From the listing below, restate word for word the lines from the line containing "Output the Python" down through the line containing "ax = fig.add_axes([0.1735, 0.3024, 0.81, 0.625])". Exclude pictures.

**Dataset records:**
[BEGIN]

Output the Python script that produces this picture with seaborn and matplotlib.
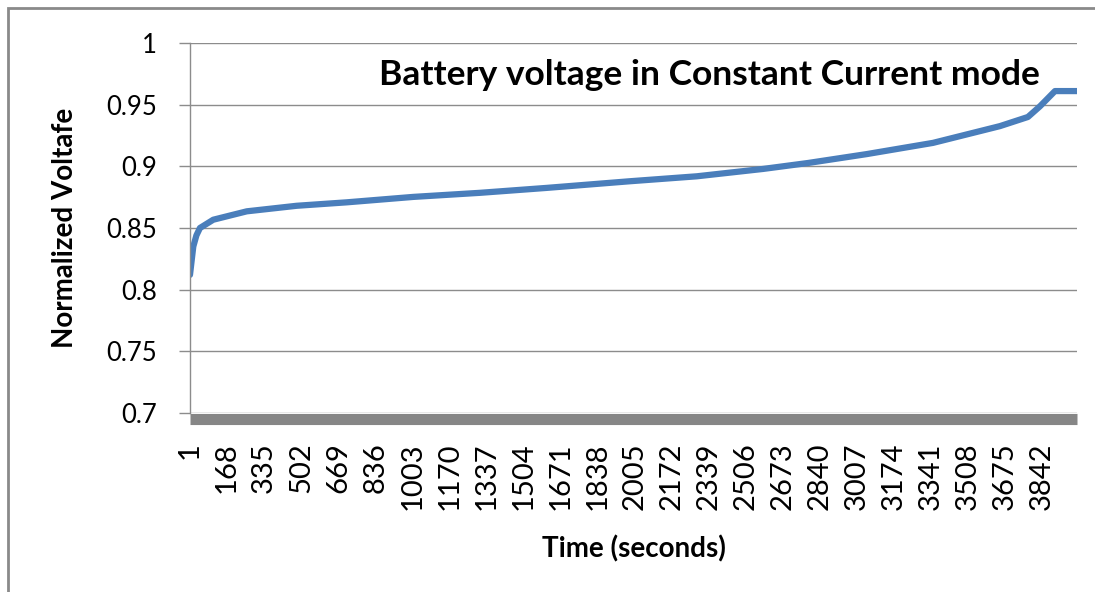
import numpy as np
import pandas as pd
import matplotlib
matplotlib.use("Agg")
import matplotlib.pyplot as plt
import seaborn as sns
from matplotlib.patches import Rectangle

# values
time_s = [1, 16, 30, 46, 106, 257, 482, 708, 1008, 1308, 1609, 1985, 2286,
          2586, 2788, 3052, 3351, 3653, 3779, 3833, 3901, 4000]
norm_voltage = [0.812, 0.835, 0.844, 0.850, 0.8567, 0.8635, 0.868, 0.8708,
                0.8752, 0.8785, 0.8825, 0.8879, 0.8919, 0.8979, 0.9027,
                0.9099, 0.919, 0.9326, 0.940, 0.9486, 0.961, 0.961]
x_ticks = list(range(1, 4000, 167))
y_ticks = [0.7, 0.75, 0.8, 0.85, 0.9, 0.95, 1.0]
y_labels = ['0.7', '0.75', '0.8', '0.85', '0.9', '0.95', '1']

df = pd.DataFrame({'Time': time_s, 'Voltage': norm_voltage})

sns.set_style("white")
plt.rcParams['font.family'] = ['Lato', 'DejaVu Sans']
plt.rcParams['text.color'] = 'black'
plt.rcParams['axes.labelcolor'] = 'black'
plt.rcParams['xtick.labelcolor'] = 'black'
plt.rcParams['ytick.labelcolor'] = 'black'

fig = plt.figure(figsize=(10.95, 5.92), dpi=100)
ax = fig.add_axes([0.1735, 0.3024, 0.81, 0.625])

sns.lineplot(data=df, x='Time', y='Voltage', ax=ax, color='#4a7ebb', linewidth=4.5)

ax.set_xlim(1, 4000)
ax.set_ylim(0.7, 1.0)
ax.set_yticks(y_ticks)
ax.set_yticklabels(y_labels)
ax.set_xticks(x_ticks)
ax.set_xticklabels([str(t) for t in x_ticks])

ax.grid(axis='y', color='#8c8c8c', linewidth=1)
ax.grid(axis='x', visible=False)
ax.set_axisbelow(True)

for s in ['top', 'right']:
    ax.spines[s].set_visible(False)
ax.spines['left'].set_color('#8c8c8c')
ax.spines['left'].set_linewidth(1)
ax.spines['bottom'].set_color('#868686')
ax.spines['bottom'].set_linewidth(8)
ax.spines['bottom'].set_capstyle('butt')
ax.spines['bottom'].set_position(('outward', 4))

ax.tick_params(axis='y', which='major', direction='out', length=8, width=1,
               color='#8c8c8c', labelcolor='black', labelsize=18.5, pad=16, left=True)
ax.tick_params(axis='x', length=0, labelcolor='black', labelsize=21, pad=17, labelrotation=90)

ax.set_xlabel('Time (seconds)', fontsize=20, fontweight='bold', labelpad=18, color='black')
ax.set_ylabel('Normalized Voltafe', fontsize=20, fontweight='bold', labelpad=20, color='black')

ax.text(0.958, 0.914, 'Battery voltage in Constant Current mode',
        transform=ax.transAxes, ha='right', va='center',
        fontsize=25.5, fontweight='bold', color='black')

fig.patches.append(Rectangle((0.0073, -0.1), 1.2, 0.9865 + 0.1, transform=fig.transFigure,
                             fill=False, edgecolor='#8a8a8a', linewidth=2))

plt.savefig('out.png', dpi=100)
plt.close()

[END]
[BEGIN]

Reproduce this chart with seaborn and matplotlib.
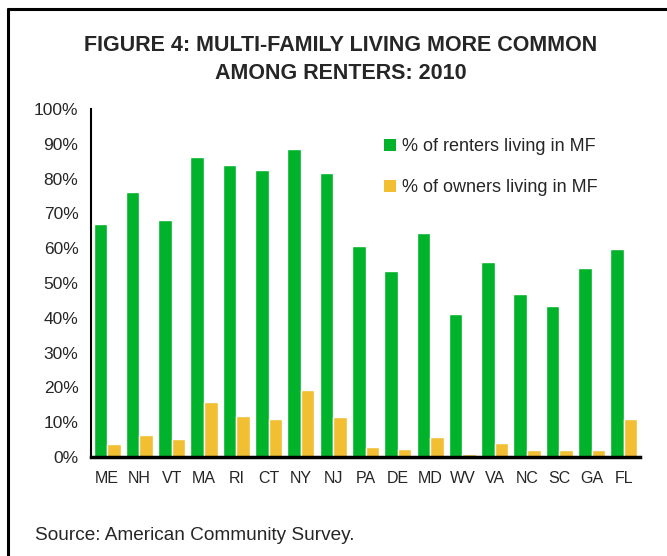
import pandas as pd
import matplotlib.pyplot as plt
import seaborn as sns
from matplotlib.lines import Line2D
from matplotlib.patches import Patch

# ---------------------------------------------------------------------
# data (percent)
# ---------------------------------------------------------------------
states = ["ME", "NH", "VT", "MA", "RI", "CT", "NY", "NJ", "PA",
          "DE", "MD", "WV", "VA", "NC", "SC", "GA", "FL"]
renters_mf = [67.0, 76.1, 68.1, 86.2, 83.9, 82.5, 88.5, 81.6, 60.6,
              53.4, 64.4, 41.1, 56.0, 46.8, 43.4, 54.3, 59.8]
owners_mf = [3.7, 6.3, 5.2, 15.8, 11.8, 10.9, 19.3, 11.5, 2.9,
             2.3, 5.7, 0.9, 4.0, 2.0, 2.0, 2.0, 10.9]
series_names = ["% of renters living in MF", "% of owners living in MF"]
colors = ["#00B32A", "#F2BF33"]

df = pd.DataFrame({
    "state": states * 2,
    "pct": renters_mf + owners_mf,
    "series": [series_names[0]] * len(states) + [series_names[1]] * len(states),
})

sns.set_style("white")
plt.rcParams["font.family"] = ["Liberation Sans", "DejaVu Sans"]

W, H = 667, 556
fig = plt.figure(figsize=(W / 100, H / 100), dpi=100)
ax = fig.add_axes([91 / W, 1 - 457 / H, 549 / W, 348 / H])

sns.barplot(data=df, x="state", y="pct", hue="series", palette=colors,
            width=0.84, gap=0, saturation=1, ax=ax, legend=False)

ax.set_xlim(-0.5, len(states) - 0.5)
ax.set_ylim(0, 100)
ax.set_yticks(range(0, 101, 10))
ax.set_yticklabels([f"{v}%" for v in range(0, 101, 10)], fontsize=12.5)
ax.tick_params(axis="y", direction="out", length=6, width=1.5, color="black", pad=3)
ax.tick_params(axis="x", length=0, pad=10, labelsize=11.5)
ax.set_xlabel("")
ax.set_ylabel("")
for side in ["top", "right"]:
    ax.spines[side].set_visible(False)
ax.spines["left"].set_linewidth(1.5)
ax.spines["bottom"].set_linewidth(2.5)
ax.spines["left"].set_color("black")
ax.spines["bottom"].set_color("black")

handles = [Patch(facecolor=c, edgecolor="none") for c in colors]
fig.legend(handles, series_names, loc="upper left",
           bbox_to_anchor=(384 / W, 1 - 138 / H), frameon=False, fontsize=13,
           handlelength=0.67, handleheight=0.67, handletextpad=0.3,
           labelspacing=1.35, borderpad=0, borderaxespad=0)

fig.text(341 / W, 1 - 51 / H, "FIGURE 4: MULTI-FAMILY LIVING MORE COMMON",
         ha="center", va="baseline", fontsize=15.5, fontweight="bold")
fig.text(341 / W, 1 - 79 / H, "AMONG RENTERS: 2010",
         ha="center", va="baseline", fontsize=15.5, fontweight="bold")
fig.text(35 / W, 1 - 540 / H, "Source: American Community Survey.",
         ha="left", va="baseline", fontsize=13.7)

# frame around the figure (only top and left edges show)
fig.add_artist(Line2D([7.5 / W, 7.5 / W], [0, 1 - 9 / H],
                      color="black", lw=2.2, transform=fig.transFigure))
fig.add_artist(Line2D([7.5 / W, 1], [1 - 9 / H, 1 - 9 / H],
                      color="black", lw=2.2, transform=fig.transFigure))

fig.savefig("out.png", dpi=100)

[END]

**Exercise answer:**
Output the Python script that produces this picture with seaborn and matplotlib.
import numpy as np
import pandas as pd
import matplotlib
matplotlib.use("Agg")
import matplotlib.pyplot as plt
import seaborn as sns
from matplotlib.patches import Rectangle

# values
time_s = [1, 16, 30, 46, 106, 257, 482, 708, 1008, 1308, 1609, 1985, 2286,
          2586, 2788, 3052, 3351, 3653, 3779, 3833, 3901, 4000]
norm_voltage = [0.812, 0.835, 0.844, 0.850, 0.8567, 0.8635, 0.868, 0.8708,
                0.8752, 0.8785, 0.8825, 0.8879, 0.8919, 0.8979, 0.9027,
                0.9099, 0.919, 0.9326, 0.940, 0.9486, 0.961, 0.961]
x_ticks = list(range(1, 4000, 167))
y_ticks = [0.7, 0.75, 0.8, 0.85, 0.9, 0.95, 1.0]
y_labels = ['0.7', '0.75', '0.8', '0.85', '0.9', '0.95', '1']

df = pd.DataFrame({'Time': time_s, 'Voltage': norm_voltage})

sns.set_style("white")
plt.rcParams['font.family'] = ['Lato', 'DejaVu Sans']
plt.rcParams['text.color'] = 'black'
plt.rcParams['axes.labelcolor'] = 'black'
plt.rcParams['xtick.labelcolor'] = 'black'
plt.rcParams['ytick.labelcolor'] = 'black'

fig = plt.figure(figsize=(10.95, 5.92), dpi=100)
ax = fig.add_axes([0.1735, 0.3024, 0.81, 0.625])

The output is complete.